If anyone had any doubts about Russia’s abilities after they lost twice in the Group games, they were quickly dispelled after their Quarter-Final performance this afternoon. Despite 35 minutes of intense pressure from Poland, the Russians slowly but surely broke the Polish spirit ontheir way to a 72-57 win. At times the Russians completely dominated inside, out-rebounding Poland 52-23, and taking only 4 offensive rebounds less that the Polish total.

Marina Karpunina opened the scoring for Russia with a big 3 and Poalnd quickly replied and for the next couple of minutes all points were from either behind the arc or from the free-throw line. The Poles really hustled and caused disconcertation amongst the Russian players whose communication on court was not good and coach Voronova was forced to take a time-out.

The Polish scoring dried up and Paulina Pawlak was the only player for Poland looking to go to the hoop. At the other end Karpunina and Liudmila Sapova led the Russians, however, Sapova soon picked up her second foul and went off. The Poles then put on a tight press which was to shake the Russians for the remainder of the game. Russia were very inconsistent against the press – they either passed through it with ease and scored or got completely tied up and lost the ball.

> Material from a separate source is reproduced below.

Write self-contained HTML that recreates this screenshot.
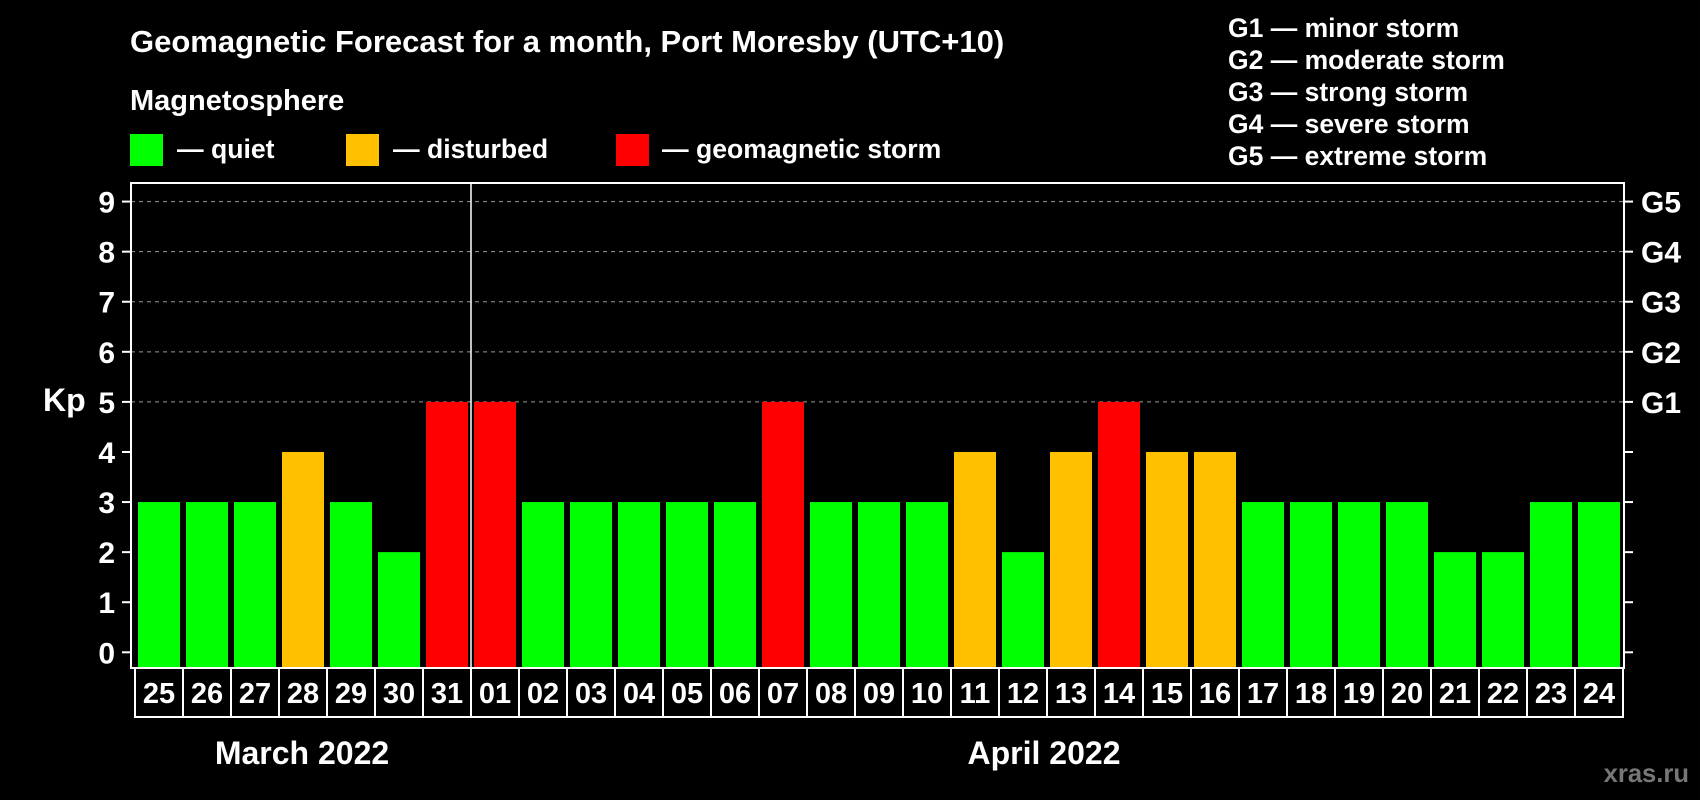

The first quarter ended with the Russians up 7, 28-21.

Sapova was back on in the second period and immediately attacked, drawing a foul and shooting ½. The Russian free-throw percentage was poor today and they would have been up by far more at half time had they put more away. The Poles were already on team fouls with 6 minutes to go, compared to 0 from Russia, but the Russians didn’t take advantage of this as they should have. Tatiana Bokareva did a good job for the Russian team ion the second, picking up a lot of rebounds and very mobile and effective againsat the press.

By half-way through the second period the Russians were already up by 10, 36-26 and with the Poles easing off on the pressure for a couple of minutes, they really stepped up the offence, running the fast-break and getting some easy baskets. Katarzyna Krezel hit a 3-pointer at the end of the half, the first Polish points in 4 minutes and kept the margin under 20 going into the locker room. The half ended 49-30.

Paulina Pawlak (#6, POL)


The Polish side were far more fired up after the break and caused a couple of shaky minutes for the Russian team. Russia were still shooting around 50% from the free-throw line and Poland shot 3 3-pointers in a row (2 from Krezel and 1 from Izabela Piekarska) to pull the score back to 9. Elena Danilotchkina then hit a massive 3 which was enough to put an end to the Polish run and allow her teammates to get over their short fright. Poland started looking tired and really had no chance under the boards against the trio of Bokareva, Anastassia Lobanova and Maria Nikitina. With little over a minute to go in the quarter Russia again had a 21 point lead, 72-59.

Poland continued to press in the 4th quarter but it was of little use. Russia again had a short period where they couldn’t score, but Svetlana Makhlina, who today had a very solid game, taking care of the ball and handling the pressure very well, shot another 3-pointer to lift her team once more. The rest of the game was all Russia and with 5 minutes left, much of the fight had been knocked out of the Poles. They kept hustling but the intensity was lost. Russia went on to win 92-74 and advance to the Semis.